Russia launched a full-scale military invasion of Ukraine on 24 February 2022 and with it triggered a new era of geopolitical tensions and economic repercussions. In response to Russia’s aggression, the West slapped Russian entities and individuals with a number of sanctions with unprecedented scope and speed. The payments sector became a tool used to punish Russia for its invasion of Ukraine. Russia’s exclusion from SWIFT and the suspension of operations by international card schemes have become a cautionary tale for the rest of the world. This event inevitably impacted the payment provider industry, yet not necessarily in obvious ways. In this briefing, we summarize the effect the War in Ukraine has had on the payments industry in Russia and across the globe.
Russia’s Exclusion from SWIFT
The first major payments tool used against Russia came in a form of exclusion from the global payment system SWIFT, cutting off Russia’s ability to trade in the international market. Prior attempts by the Russian Central Bank to create its own alternative to SWIFT, a transfer system called SPFS, has largely failed, with this network assembling only a small list of mainly Russian banks. Although Russia is working on a new blockchain payments system to replace SWIFT and attempting to establish a lifeline to China’s own SWIFT copycat, CIPS, there are no short-term solutions for the Russian government.

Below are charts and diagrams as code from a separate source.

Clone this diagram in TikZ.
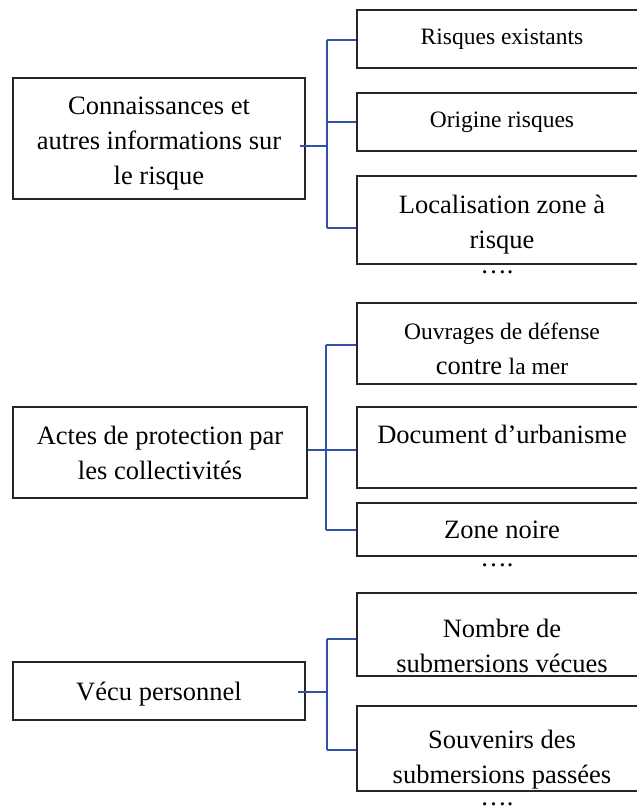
\documentclass[tikz,border=0pt]{standalone}
\usepackage{fontspec}
\setmainfont{Liberation Serif}
\definecolor{linkblue}{RGB}{47,84,165}
\newcommand{\smalltxt}[1]{{\fontsize{23.5}{35}\selectfont #1}}

\begin{document}
\begin{tikzpicture}[x=1pt, y=-1pt,
  box/.style={draw=black!85, line width=1.1pt, align=center, inner sep=0pt,
    font=\fontsize{26.5}{35}\selectfont},
  leftbox/.style={box, minimum width=292pt},
  rightbox/.style={box, minimum width=290pt},
  small/.style={font=\fontsize{23.5}{35}\selectfont},
  more/.style={inner sep=0pt, font=\fontsize{26.5}{35}\selectfont},
  link/.style={draw=linkblue, line width=1.2pt}]
\useasboundingbox (0,0) rectangle (637,811);
\clip (0,0) rectangle (637,811);

% left boxes
\node[leftbox, minimum height=121pt] (conn) at (159,138.5) {\rule{0pt}{28pt}Connaissances et\\autres informations sur\\le risque};
\node[leftbox, minimum width=294pt, minimum height=91pt] (actes) at (160,452.5) {Actes de protection par\\les collectivit\'es};
\node[leftbox, minimum height=58pt] (vecu) at (159,691) {\rule{0pt}{24pt}V\'ecu personnel};

% right boxes
\node[rightbox, small, minimum height=58pt] (exist) at (502,39) {Risques existants};
\node[rightbox, small, minimum height=58pt] (origine) at (502,122) {Origine risques};
\node[rightbox, minimum height=88pt] (zone) at (502,220) {\rule{0pt}{28pt}Localisation zone \`a\\risque};
\node[more] (more1) at (497,272) {\ldots.};

\node[rightbox, minimum height=81pt] (ouvrages) at (502,343.5) {\rule{0pt}{28pt}\smalltxt{Ouvrages de d\'efense}\\contre \smalltxt{la mer}};
\node[rightbox, minimum height=81pt] (urba) at (502,447.5) {\rule{0pt}{26pt}Document d'urbanisme\\\mbox{}};
\node[rightbox, minimum height=53pt] (noire) at (502,529.5) {Zone noire};
\node[more] (more2) at (497,565) {\ldots.};

\node[rightbox, minimum height=83pt] (nombre) at (502,634.5) {\rule{0pt}{41pt}Nombre de\\submersions v\'ecues};
\node[rightbox, minimum height=85pt] (souv) at (502,748.5) {\rule{0pt}{40pt}Souvenirs des\\submersions pass\'ees};
\node[more] (more3) at (497,804) {\ldots.};

% first tree
\coordinate (k1) at (327,146);
\coordinate (k1a) at (327,40);
\coordinate (k1c) at (327,228);
\draw[link] (300,146) -- (k1);
\draw[link] (k1a) -- (k1c);
\draw[link] (k1a) -- (exist.west |- k1a);
\draw[link] (k1 |- origine.west) -- (origine.west);
\draw[link] (k1c) -- (zone.west |- k1c);

% second tree
\coordinate (k2) at (326,450);
\coordinate (k2a) at (326,345);
\coordinate (k2c) at (326,530);
\draw[link] (actes.east |- k2) -- (k2);
\draw[link] (k2a) -- (k2c);
\draw[link] (k2a) -- (ouvrages.west |- k2a);
\draw[link] (k2) -- (urba.west |- k2);
\draw[link] (k2c) -- (noire.west |- k2c);

% third tree
\coordinate (k3) at (327,692);
\coordinate (k3a) at (327,639);
\coordinate (k3b) at (327,750);
\draw[link] (298,692) -- (k3);
\draw[link] (k3a) -- (k3b);
\draw[link] (k3a) -- (nombre.west |- k3a);
\draw[link] (k3b) -- (souv.west |- k3b);
\end{tikzpicture}
\end{document}
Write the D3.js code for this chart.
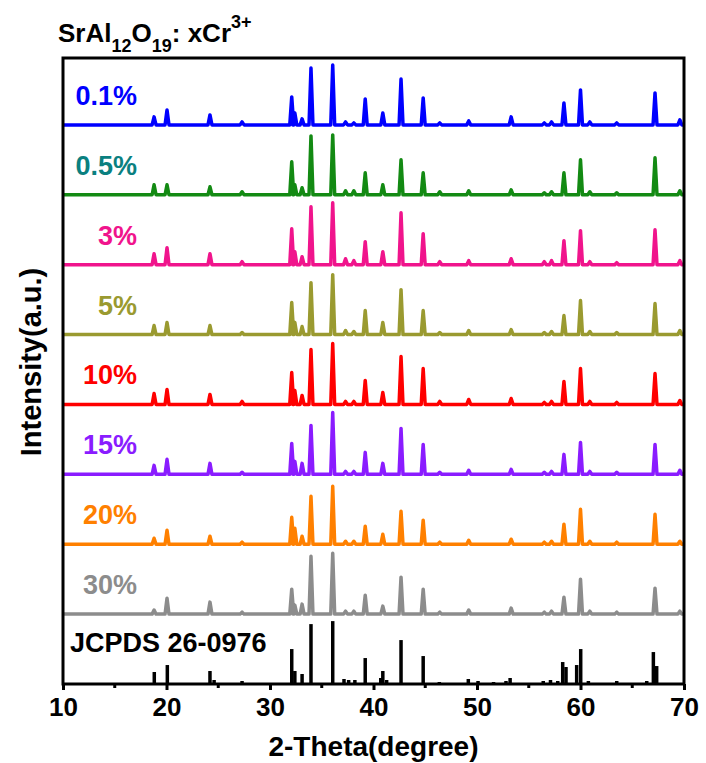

Crypto currency could eventually be an alternative to circumvent SWIFT. Crypto, however, is volatile (see latest bitcoin performance in the figure 1 below), and the Kremlin is unlikely to rely on a payment form that it cannot directly control. Other markets hit by high inflation or currency devaluations, such as Nigeria, have been seen to turn to crypto, although consumers are often risk-averse, crypto acceptance is still limited, and physically paying with crypto can be challenging.